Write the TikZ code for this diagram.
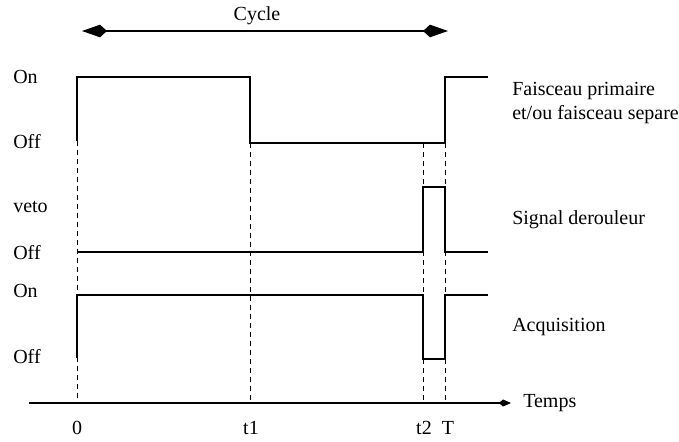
\documentclass[tikz,border=0pt]{standalone}
\usepackage{fontspec}
\setmainfont{Liberation Serif}
\usetikzlibrary{arrows.meta}
\begin{document}
\begin{tikzpicture}[x=0.5pt, y=-0.5pt, font=\fontsize{10}{12}\selectfont, line width=0.6pt]
            \useasboundingbox (0,0) rectangle (679,442);
            % time axis
            \coordinate (start) at (29,403);
            \coordinate (end) at (511,403);
            \draw[-{Kite[length=6pt,width=3.5pt,inset=2pt]}] (start) -- (end);
            \node[anchor=west] (temps) at (516,403) {Temps};
            \node (l0) at (77,428) {0};
            \node (l1) at (251,428) {t1};
            \node (l2) at (424,428) {t2};
            \node (lT) at (448,428) {T};
            % cycle
            \coordinate (cA) at (82,31);
            \coordinate (cB) at (448,31);
            \draw[{Kite[length=12.5pt,width=6.3pt,inset=3.5pt]}-{Kite[length=12.5pt,width=6.3pt,inset=3.5pt]}] (cA) -- (cB);
            \node (cycle) at (257,16) {Cycle};
            % dashed marks
            \draw[dashed, dash pattern=on 2.5pt off 2pt, line width=0.4pt] (77,141) -- (77,403);
            \draw[dashed, dash pattern=on 2.5pt off 2pt, line width=0.4pt] (250,143) -- (250,403);
            \draw[dashed, dash pattern=on 2.5pt off 2pt, line width=0.4pt] (423,143) -- (423,403);
            \draw[dashed, dash pattern=on 2.5pt off 2pt, line width=0.4pt] (445,143) -- (445,403);
            % faisceau
            \draw (77,141) -- (77,77) -- (250,77) -- (250,143) -- (445,143) -- (445,77) -- (488,77);
            % derouleur
            \draw (77,252) -- (423,252) -- (423,187) -- (445,187) -- (445,252) -- (488,252);
            % acquisition
            \draw (77,358) -- (77,295) -- (423,295) -- (423,359) -- (445,359) -- (445,295) -- (488,295);
            % levels
            \node[anchor=west] (on1) at (6,77) {On};
            \node[anchor=west] (off1) at (6,142) {Off};
            \node[anchor=west] (veto) at (6,207) {veto};
            \node[anchor=west] (off2) at (6,253) {Off};
            \node[anchor=west] (on2) at (6,291) {On};
            \node[anchor=west] (off3) at (6,357) {Off};
            % signal names
            \node[anchor=west, align=left] (faisceau) at (505,103) {Faisceau primaire\\et/ou faisceau separe};
            \node[anchor=west] (derouleur) at (505,220) {Signal derouleur};
            \node[anchor=west] (acq) at (505,327) {Acquisition};
        \end{tikzpicture}
\end{document}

────────

Reproduce the whole listing above word for word, but not its pictures.

● TASK ANSWER:
Write the TikZ code for this diagram.
\documentclass[tikz,border=0pt]{standalone}
\usepackage{fontspec}
\setmainfont{Liberation Serif}
\usetikzlibrary{arrows.meta}
\begin{document}
\begin{tikzpicture}[x=0.5pt, y=-0.5pt, font=\fontsize{10}{12}\selectfont, line width=0.6pt]
            \useasboundingbox (0,0) rectangle (679,442);
            % time axis
            \coordinate (start) at (29,403);
            \coordinate (end) at (511,403);
            \draw[-{Kite[length=6pt,width=3.5pt,inset=2pt]}] (start) -- (end);
            \node[anchor=west] (temps) at (516,403) {Temps};
            \node (l0) at (77,428) {0};
            \node (l1) at (251,428) {t1};
            \node (l2) at (424,428) {t2};
            \node (lT) at (448,428) {T};
            % cycle
            \coordinate (cA) at (82,31);
            \coordinate (cB) at (448,31);
            \draw[{Kite[length=12.5pt,width=6.3pt,inset=3.5pt]}-{Kite[length=12.5pt,width=6.3pt,inset=3.5pt]}] (cA) -- (cB);
            \node (cycle) at (257,16) {Cycle};
            % dashed marks
            \draw[dashed, dash pattern=on 2.5pt off 2pt, line width=0.4pt] (77,141) -- (77,403);
            \draw[dashed, dash pattern=on 2.5pt off 2pt, line width=0.4pt] (250,143) -- (250,403);
            \draw[dashed, dash pattern=on 2.5pt off 2pt, line width=0.4pt] (423,143) -- (423,403);
            \draw[dashed, dash pattern=on 2.5pt off 2pt, line width=0.4pt] (445,143) -- (445,403);
            % faisceau
            \draw (77,141) -- (77,77) -- (250,77) -- (250,143) -- (445,143) -- (445,77) -- (488,77);
            % derouleur
            \draw (77,252) -- (423,252) -- (423,187) -- (445,187) -- (445,252) -- (488,252);
            % acquisition
            \draw (77,358) -- (77,295) -- (423,295) -- (423,359) -- (445,359) -- (445,295) -- (488,295);
            % levels
            \node[anchor=west] (on1) at (6,77) {On};
            \node[anchor=west] (off1) at (6,142) {Off};
            \node[anchor=west] (veto) at (6,207) {veto};
            \node[anchor=west] (off2) at (6,253) {Off};
            \node[anchor=west] (on2) at (6,291) {On};
            \node[anchor=west] (off3) at (6,357) {Off};
            % signal names
            \node[anchor=west, align=left] (faisceau) at (505,103) {Faisceau primaire\\et/ou faisceau separe};
            \node[anchor=west] (derouleur) at (505,220) {Signal derouleur};
            \node[anchor=west] (acq) at (505,327) {Acquisition};
        \end{tikzpicture}
\end{document}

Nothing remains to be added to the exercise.